*Directive*.
Working from the top of the listing below, retype each line through the line containing "const xTickLabelsA = [2,4,6,8,10];", both included, with no pictures.
──────
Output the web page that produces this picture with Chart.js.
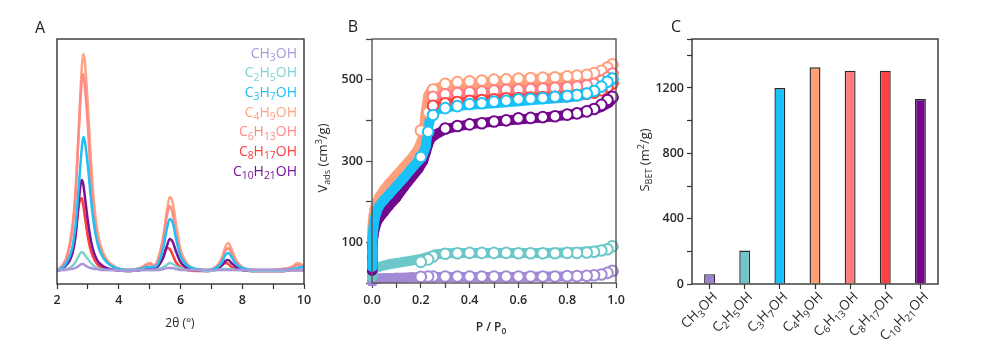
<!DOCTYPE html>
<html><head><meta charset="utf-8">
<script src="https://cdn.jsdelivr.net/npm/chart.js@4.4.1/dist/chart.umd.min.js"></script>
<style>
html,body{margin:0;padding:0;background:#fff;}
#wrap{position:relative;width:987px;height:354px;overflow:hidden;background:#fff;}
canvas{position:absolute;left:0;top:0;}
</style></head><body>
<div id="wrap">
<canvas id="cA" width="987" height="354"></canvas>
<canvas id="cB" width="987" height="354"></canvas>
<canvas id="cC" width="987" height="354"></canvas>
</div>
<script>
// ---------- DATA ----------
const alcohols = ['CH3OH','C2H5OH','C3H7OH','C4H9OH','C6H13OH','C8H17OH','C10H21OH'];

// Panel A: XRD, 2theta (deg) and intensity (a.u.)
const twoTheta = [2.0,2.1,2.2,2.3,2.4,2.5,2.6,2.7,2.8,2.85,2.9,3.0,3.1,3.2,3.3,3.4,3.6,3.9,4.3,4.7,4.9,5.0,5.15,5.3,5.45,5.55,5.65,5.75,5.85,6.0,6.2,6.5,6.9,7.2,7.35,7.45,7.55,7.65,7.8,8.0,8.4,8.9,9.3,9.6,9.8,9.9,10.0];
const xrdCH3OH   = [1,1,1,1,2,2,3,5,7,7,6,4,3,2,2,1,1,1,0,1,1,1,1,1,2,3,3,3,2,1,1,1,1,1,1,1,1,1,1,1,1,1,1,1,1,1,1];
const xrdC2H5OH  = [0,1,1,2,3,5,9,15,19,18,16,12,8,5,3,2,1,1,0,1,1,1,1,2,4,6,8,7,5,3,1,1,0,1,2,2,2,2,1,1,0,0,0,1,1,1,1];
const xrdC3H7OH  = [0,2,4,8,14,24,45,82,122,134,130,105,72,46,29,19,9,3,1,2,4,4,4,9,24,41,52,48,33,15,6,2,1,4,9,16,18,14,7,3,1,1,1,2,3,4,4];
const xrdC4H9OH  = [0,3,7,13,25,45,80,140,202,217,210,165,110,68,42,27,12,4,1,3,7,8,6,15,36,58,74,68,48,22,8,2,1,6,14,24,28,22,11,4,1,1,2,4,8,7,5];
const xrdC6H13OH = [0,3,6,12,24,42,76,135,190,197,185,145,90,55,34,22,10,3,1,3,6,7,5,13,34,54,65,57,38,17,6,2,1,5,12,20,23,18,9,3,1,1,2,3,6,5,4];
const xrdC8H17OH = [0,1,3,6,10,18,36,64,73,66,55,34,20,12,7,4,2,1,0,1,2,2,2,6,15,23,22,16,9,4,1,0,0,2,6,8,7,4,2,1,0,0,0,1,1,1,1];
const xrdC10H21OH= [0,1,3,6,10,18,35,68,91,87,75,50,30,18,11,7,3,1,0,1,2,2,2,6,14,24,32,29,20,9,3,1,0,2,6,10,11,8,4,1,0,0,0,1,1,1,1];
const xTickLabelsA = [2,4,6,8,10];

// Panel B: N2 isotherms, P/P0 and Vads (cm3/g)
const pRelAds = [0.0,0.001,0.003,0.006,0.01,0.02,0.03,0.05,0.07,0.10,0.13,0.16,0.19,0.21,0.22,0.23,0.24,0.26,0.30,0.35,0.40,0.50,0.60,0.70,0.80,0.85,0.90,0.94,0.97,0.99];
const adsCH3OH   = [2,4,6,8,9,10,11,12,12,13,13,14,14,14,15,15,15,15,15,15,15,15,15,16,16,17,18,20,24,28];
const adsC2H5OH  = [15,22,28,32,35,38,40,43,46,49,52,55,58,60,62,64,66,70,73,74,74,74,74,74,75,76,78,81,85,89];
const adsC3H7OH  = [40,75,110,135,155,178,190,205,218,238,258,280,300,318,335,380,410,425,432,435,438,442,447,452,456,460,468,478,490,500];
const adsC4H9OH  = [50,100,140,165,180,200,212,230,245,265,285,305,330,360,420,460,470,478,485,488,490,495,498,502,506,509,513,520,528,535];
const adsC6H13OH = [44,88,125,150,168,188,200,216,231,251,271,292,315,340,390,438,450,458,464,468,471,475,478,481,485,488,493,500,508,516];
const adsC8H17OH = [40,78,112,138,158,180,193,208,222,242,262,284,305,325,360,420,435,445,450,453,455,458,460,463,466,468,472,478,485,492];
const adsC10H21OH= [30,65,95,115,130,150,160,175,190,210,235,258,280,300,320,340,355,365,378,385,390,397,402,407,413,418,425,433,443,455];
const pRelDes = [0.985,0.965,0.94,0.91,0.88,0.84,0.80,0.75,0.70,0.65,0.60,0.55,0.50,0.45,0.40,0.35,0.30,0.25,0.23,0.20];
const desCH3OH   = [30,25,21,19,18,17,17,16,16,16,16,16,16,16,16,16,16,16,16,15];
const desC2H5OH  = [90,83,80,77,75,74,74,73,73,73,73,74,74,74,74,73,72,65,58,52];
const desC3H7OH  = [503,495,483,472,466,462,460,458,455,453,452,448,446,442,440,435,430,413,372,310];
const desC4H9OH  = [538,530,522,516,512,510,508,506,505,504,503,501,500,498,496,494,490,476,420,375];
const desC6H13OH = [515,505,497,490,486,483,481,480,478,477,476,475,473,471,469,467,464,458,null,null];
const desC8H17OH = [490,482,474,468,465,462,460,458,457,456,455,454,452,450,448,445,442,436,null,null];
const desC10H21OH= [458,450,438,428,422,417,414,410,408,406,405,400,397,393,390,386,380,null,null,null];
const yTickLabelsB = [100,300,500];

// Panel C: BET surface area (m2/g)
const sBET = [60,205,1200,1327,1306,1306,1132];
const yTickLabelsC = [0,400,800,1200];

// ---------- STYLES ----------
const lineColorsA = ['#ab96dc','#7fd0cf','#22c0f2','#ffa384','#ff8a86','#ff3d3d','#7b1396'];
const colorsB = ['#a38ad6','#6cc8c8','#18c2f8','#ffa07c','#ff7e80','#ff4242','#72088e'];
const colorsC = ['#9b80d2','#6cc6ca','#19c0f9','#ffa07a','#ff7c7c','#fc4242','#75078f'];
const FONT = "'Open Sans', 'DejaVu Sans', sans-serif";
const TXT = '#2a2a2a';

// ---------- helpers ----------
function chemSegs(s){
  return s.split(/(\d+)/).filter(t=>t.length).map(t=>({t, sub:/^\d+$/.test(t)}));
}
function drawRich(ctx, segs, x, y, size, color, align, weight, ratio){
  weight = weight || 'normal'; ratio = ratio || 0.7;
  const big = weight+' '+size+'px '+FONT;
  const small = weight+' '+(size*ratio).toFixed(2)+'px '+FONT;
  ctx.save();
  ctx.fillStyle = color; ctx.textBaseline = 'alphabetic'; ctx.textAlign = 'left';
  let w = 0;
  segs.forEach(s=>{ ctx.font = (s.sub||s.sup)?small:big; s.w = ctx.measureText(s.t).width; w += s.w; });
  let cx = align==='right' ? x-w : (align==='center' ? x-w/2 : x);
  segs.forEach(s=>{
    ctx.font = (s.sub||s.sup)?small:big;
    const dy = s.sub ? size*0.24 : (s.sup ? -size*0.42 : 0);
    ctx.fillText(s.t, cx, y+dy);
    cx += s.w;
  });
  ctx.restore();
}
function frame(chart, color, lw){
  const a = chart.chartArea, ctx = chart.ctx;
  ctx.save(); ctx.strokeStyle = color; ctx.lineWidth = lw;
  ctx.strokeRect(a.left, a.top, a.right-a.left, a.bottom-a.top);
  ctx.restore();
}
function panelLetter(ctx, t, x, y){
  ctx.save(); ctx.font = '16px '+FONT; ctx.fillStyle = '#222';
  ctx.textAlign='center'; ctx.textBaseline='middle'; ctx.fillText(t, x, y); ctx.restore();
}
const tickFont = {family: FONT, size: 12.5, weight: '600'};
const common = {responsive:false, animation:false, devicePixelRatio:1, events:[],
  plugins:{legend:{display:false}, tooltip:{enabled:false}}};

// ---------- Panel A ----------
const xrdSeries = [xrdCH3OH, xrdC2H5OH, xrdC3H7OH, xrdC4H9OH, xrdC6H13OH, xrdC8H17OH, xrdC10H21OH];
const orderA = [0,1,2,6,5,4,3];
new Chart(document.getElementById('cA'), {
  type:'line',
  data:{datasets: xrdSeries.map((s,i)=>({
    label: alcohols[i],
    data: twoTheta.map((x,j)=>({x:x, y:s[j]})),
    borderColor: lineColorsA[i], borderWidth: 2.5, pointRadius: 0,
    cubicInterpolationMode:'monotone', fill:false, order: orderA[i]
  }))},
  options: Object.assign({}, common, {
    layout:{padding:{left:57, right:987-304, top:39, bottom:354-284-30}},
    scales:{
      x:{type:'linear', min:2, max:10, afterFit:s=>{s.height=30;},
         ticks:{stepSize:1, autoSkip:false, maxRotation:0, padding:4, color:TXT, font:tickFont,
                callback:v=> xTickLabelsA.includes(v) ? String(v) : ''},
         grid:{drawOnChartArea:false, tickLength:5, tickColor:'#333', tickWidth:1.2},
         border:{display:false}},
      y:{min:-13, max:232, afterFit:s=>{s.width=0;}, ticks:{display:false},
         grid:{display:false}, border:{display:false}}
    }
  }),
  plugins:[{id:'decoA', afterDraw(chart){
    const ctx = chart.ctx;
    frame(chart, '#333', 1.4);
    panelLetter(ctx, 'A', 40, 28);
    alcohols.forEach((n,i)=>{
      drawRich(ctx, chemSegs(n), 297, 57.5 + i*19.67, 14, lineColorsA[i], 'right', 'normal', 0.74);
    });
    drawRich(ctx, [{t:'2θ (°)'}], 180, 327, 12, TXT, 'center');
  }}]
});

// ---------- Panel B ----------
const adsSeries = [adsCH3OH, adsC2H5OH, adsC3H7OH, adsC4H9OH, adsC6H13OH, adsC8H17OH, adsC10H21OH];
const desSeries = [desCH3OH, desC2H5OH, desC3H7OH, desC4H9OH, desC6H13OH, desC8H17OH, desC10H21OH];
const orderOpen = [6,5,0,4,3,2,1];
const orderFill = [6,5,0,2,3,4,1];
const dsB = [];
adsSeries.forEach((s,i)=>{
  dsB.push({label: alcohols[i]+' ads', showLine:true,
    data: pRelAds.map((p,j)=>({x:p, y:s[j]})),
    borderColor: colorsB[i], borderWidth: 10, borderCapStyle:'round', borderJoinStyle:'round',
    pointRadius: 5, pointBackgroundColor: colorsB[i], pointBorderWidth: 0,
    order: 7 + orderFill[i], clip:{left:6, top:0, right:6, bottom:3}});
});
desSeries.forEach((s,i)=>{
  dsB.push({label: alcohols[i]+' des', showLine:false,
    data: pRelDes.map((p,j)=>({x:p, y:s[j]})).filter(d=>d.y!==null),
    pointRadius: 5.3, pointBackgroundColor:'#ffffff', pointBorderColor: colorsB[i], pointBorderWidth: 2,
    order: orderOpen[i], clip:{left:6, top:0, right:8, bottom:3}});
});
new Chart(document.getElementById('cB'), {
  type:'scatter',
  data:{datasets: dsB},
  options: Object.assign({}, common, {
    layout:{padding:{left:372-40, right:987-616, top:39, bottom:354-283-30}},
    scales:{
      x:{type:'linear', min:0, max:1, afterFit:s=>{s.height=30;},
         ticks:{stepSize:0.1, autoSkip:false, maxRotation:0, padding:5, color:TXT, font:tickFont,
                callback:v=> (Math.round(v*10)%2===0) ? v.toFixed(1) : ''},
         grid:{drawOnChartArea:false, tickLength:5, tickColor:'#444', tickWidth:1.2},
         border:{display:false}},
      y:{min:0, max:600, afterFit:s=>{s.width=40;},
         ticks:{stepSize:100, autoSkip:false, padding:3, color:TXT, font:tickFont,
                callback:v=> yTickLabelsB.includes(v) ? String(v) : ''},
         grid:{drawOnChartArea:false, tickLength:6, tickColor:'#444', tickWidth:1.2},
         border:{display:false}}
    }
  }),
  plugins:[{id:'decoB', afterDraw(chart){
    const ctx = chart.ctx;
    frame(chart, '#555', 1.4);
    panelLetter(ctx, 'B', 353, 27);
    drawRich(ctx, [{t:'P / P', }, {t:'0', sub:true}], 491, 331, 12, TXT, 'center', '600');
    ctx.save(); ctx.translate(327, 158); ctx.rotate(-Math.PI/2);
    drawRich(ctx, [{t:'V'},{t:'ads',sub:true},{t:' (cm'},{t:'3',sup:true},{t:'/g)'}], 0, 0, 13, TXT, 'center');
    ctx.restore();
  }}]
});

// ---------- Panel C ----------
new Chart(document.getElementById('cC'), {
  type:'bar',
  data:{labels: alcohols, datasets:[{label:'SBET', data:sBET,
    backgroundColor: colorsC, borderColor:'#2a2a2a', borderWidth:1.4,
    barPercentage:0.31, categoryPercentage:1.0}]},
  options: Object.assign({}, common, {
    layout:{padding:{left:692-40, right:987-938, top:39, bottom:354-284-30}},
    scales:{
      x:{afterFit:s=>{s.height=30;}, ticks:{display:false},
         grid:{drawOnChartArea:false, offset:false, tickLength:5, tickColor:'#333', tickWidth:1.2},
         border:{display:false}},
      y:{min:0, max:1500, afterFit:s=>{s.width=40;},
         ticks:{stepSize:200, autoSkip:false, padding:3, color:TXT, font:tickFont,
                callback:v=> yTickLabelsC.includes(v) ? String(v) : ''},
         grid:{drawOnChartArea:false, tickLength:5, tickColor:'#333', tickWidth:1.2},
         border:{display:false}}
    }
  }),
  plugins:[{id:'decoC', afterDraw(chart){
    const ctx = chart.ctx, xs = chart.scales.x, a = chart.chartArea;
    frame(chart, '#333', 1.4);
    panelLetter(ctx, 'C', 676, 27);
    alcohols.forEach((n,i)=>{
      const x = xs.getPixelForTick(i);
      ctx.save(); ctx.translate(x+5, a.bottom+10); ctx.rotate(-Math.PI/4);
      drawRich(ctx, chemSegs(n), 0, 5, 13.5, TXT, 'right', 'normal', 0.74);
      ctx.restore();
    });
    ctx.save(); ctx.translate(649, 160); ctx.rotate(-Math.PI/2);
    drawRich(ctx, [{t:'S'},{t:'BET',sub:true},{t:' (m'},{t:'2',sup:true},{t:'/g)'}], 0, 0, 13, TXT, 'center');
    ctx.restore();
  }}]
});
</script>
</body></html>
──────
*Complete answer*.
Output the web page that produces this picture with Chart.js.
<!DOCTYPE html>
<html><head><meta charset="utf-8">
<script src="https://cdn.jsdelivr.net/npm/chart.js@4.4.1/dist/chart.umd.min.js"></script>
<style>
html,body{margin:0;padding:0;background:#fff;}
#wrap{position:relative;width:987px;height:354px;overflow:hidden;background:#fff;}
canvas{position:absolute;left:0;top:0;}
</style></head><body>
<div id="wrap">
<canvas id="cA" width="987" height="354"></canvas>
<canvas id="cB" width="987" height="354"></canvas>
<canvas id="cC" width="987" height="354"></canvas>
</div>
<script>
// ---------- DATA ----------
const alcohols = ['CH3OH','C2H5OH','C3H7OH','C4H9OH','C6H13OH','C8H17OH','C10H21OH'];

// Panel A: XRD, 2theta (deg) and intensity (a.u.)
const twoTheta = [2.0,2.1,2.2,2.3,2.4,2.5,2.6,2.7,2.8,2.85,2.9,3.0,3.1,3.2,3.3,3.4,3.6,3.9,4.3,4.7,4.9,5.0,5.15,5.3,5.45,5.55,5.65,5.75,5.85,6.0,6.2,6.5,6.9,7.2,7.35,7.45,7.55,7.65,7.8,8.0,8.4,8.9,9.3,9.6,9.8,9.9,10.0];
const xrdCH3OH   = [1,1,1,1,2,2,3,5,7,7,6,4,3,2,2,1,1,1,0,1,1,1,1,1,2,3,3,3,2,1,1,1,1,1,1,1,1,1,1,1,1,1,1,1,1,1,1];
const xrdC2H5OH  = [0,1,1,2,3,5,9,15,19,18,16,12,8,5,3,2,1,1,0,1,1,1,1,2,4,6,8,7,5,3,1,1,0,1,2,2,2,2,1,1,0,0,0,1,1,1,1];
const xrdC3H7OH  = [0,2,4,8,14,24,45,82,122,134,130,105,72,46,29,19,9,3,1,2,4,4,4,9,24,41,52,48,33,15,6,2,1,4,9,16,18,14,7,3,1,1,1,2,3,4,4];
const xrdC4H9OH  = [0,3,7,13,25,45,80,140,202,217,210,165,110,68,42,27,12,4,1,3,7,8,6,15,36,58,74,68,48,22,8,2,1,6,14,24,28,22,11,4,1,1,2,4,8,7,5];
const xrdC6H13OH = [0,3,6,12,24,42,76,135,190,197,185,145,90,55,34,22,10,3,1,3,6,7,5,13,34,54,65,57,38,17,6,2,1,5,12,20,23,18,9,3,1,1,2,3,6,5,4];
const xrdC8H17OH = [0,1,3,6,10,18,36,64,73,66,55,34,20,12,7,4,2,1,0,1,2,2,2,6,15,23,22,16,9,4,1,0,0,2,6,8,7,4,2,1,0,0,0,1,1,1,1];
const xrdC10H21OH= [0,1,3,6,10,18,35,68,91,87,75,50,30,18,11,7,3,1,0,1,2,2,2,6,14,24,32,29,20,9,3,1,0,2,6,10,11,8,4,1,0,0,0,1,1,1,1];
const xTickLabelsA = [2,4,6,8,10];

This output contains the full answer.